SDE vs EBITDA for Earnings Calculation
SDE vs EBITDA for Earnings Calculation
When valuing a business based on its earnings, the specific metric used—Seller Discretionary Earnings (SDE) or Earnings Before Interest, Taxes, Depreciation, and Amortization (EBITDA)—depends on the size and management structure of the company.
Seller Discretionary Earnings (SDE)
- What it is: SDE is the total financial benefit that a single owner-operator derives from the business. It is calculated by taking the company's profit and adding back the owner's salary and any personal benefits run through the company.
- Formula:
SDE = (Revenue - Operating Expenses - Cost of Goods) + Owner's Compensation - When to use it: SDE is the standard for valuing small businesses where the owner is central to the day-to-day operations. It represents the true earnings potential for a new owner who would step into that role.
Earnings Before Interest, Taxes, Depreciation, and Amortization (EBITDA)

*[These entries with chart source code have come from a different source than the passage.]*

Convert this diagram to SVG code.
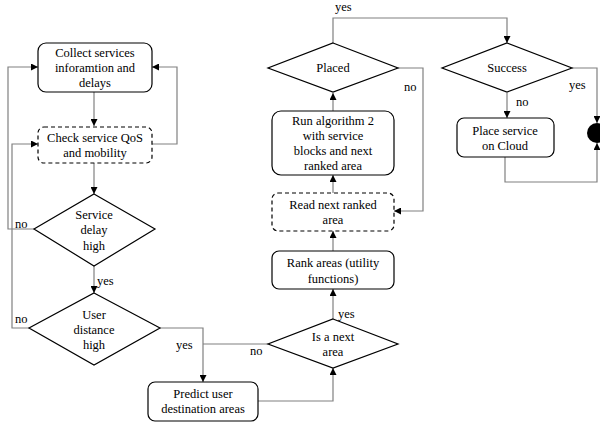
<svg xmlns="http://www.w3.org/2000/svg" width="600" height="428" viewBox="0 0 600 428" font-family="'Liberation Serif', 'Times New Roman', 'DejaVu Serif', serif">
<style>
.n{fill:#fff;stroke:#000;stroke-width:1.2}
.d{stroke-dasharray:4 3}
text{font-family:'Liberation Serif','Times New Roman','DejaVu Serif',serif;font-size:12.5px;fill:#000}
.c{text-anchor:middle}
.e{fill:none;stroke:#808080;stroke-width:1.2}
</style>
<defs>
<marker id="a" viewBox="0 0 10 10" refX="10" refY="5" markerWidth="7" markerHeight="7" markerUnits="userSpaceOnUse" orient="auto"><path d="M0,0L10,5L0,10z" fill="#000"/></marker>
</defs>
<rect width="600" height="428" fill="#fff"/>
<g id="connectors">
<path class="e" d="M94,92V126" marker-end="url(#a)"/>
<path class="e" d="M94,163V194" marker-end="url(#a)"/>
<path class="e" d="M94,266V293" marker-end="url(#a)"/>
<path class="e" d="M152,144H177V67H152" marker-end="url(#a)"/>
<path class="e" d="M34,229H8V67H38" marker-end="url(#a)"/>
<path class="e" d="M29,328H12V144H38" marker-end="url(#a)"/>
<path class="e" d="M160,328H203V382" marker-end="url(#a)"/>
<path class="e" d="M268,344H203"/>
<path class="e" d="M258,401H333V368" marker-end="url(#a)"/>
<path class="e" d="M333,319V289" marker-end="url(#a)"/>
<path class="e" d="M333,251V231" marker-end="url(#a)"/>
<path class="e" d="M333,193V175" marker-end="url(#a)"/>
<path class="e" d="M333,111V93" marker-end="url(#a)"/>
<path class="e" d="M398,68H423V211H394" marker-end="url(#a)"/>
<path class="e" d="M333,43V18H507V43" marker-end="url(#a)"/>
<path class="e" d="M507,93V118" marker-end="url(#a)"/>
<path class="e" d="M572,68H597V123" marker-end="url(#a)"/>
<path class="e" d="M505,157V182H597V143" marker-end="url(#a)"/>
<text x="15" y="228">no</text>
<text x="15" y="323">no</text>
<text x="97" y="285">yes</text>
<text x="176" y="349">yes</text>
<text x="250" y="355">no</text>
<text x="338" y="318">yes</text>
<text x="404" y="91">no</text>
<text x="335" y="11">yes</text>
<text x="516" y="106">no</text>
<text x="569" y="89">yes</text>
</g>
<g id="collect"><rect class="n" x="38" y="43" width="114" height="49" rx="8"/><text class="c" x="95" y="57">Collect services</text><text class="c" x="95" y="72">inforamtion and</text><text class="c" x="95" y="87">delays</text></g>
<g id="check"><rect class="n d" x="38" y="127" width="114" height="36" rx="6"/><text class="c" x="95" y="142">Check service QoS</text><text class="c" x="95" y="157">and mobility</text></g>
<g id="delay"><path class="n" d="M94,194L155,229L94,266L34,229z"/><text class="c" x="94" y="219">Service</text><text class="c" x="94" y="234">delay</text><text class="c" x="94" y="250">high</text></g>
<g id="distance"><path class="n" d="M94,293L160,328L94,365L29,328z"/><text class="c" x="94" y="319">User</text><text class="c" x="94" y="334">distance</text><text class="c" x="94" y="349">high</text></g>
<g id="predict"><rect class="n" x="148" y="382" width="110" height="39" rx="7"/><text class="c" x="203" y="398">Predict user</text><text class="c" x="203" y="413">destination areas</text></g>
<g id="nextarea"><path class="n" d="M333,319L398,344L333,368L268,344z"/><text class="c" x="333" y="341">Is a next</text><text class="c" x="333" y="356">area</text></g>
<g id="rank"><rect class="n" x="272" y="251" width="122" height="38" rx="7"/><text class="c" x="333" y="267">Rank areas (utility</text><text class="c" x="333" y="283">functions)</text></g>
<g id="read"><rect class="n d" x="272" y="193" width="122" height="38" rx="6"/><text class="c" x="333" y="209">Read next ranked</text><text class="c" x="333" y="224">area</text></g>
<g id="run"><rect class="n" x="272" y="111" width="122" height="64" rx="9"/><text class="c" x="333" y="125">Run algorithm 2</text><text class="c" x="333" y="140">with service</text><text class="c" x="333" y="155">blocks and next</text><text class="c" x="333" y="170">ranked area</text></g>
<g id="placed"><path class="n" d="M333,43L398,68L333,92L268,68z"/><text class="c" x="333" y="72">Placed</text></g>
<g id="success"><path class="n" d="M507,43L572,68L507,92L442,68z"/><text class="c" x="507" y="72">Success</text></g>
<g id="cloud"><rect class="n" x="457" y="118" width="97" height="39" rx="7"/><text class="c" x="505" y="135">Place service</text><text class="c" x="505" y="150">on Cloud</text></g>
<g id="end"><circle cx="597" cy="133" r="10" fill="#000"/></g>
</svg>
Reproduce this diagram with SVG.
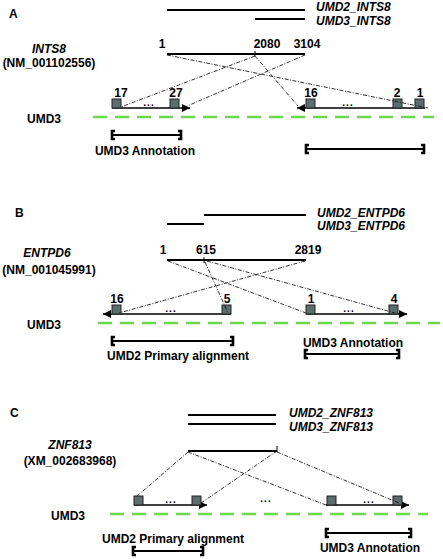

- What it is: EBITDA is a measure of a company's overall profitability, excluding non-operating expenses. It treats the owner's or CEO's salary as a real operating expense because a new owner would need to hire someone to fill that role.
- When to use it: EBITDA is the standard for larger businesses that have a management team in place and are not dependent on a single owner-operator. It provides a clearer picture of the company's operational profitability.
The choice between SDE and EBITDA is a critical first step in The Core Formula for Startup Valuation, as it establishes the earnings baseline to which a multiple will be applied.